Doctrine for Missions
Piper examines two specific doctrinal controversies that Fuller engaged.
First, the error of hyper-Calvinism: Fuller knew hyper-Calvinism well since he had been raised in a church that suffered this error. He remembered that his pastor had little or nothing to say to the unconverted. He even admits that he himself for a time did not invite the unregenerate to come to Christ. Fuller lamented that the deadening doctrine of hyper-Calvinism had in some way or another nearly influenced all of the preachers he was associated with.
Piper records Fuller’s own words that pinpoint the problem. He points out their flawed reasoning as they claim: “It is absurd and cruel to require of any man what is beyond his power to perform; and as the Scriptures declare that ‘No man can come to Christ, except the Father draw him,’ and that ‘The natural man receiveth not the things of the Spirit of God, neither can he know them, because they are spiritually discerned,’ it is concluded that these are things to which the sinner, while unregenerate, is under no obligation.”
Fuller objects to this reasoning by showing the many biblical texts that call for the unregenerate to repent and believe (i.e. Psalm 2:11–12; Isaiah 55:1–7; Jeremiah 6:16; John 12:36; John 6:29). Second, Fuller employs Edwards’s distinction between natural and moral inability, which he advances in the Freedom of the Will.

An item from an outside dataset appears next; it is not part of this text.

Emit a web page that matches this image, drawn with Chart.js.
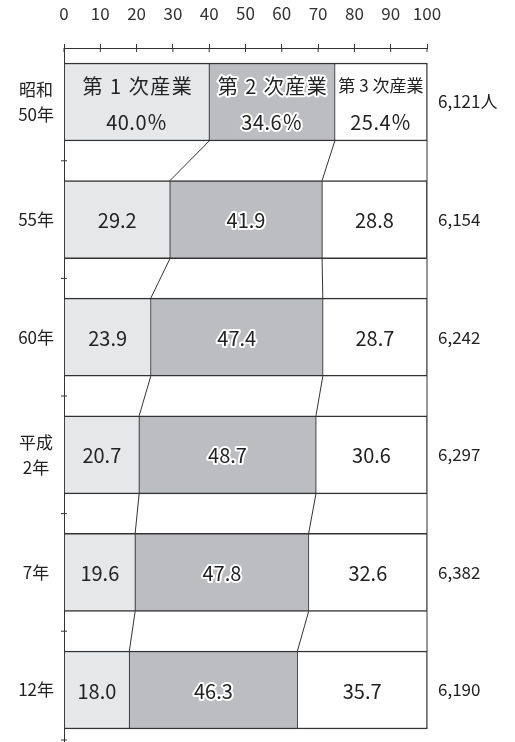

Second, the error of Sandemanianism: Robert Sandeman (1718–1771) taught the false doctrine that faith is the mind’s passive persuasion of gospel truth. This reduction of justifying faith to mere intellectual assent was a great danger that Fuller out rightly rejected. Fuller reasoned from the Scriptures to show the true nature of saving faith. Faith is not passive, but active. It is a holy fruit of regeneration in the heart of man. Piper poignantly states what was on the line in the heresy of Sandemanisnism: “To sever the roots of faith in regeneration, and to strip faith of its holiness, and to deny its active impulse to produce the fruit of love (Galatians 5:6) was to turn the church into an intellectualistic gathering of passive people who are afraid of their emotions and who lack any passion for worship or missions.”
Andrew Fuller served as a defender of the truth of the gospel so that the work of missions might be done in power. He stood with Paul who said, “I am not ashamed of the gospel, for it is the power of God for salvation to everyone who believes” (Romans 1:16). Piper has done a great service to the church with this little work that points to Andrew Fuller as a model of what it means to engage doctrine for the cause of missions.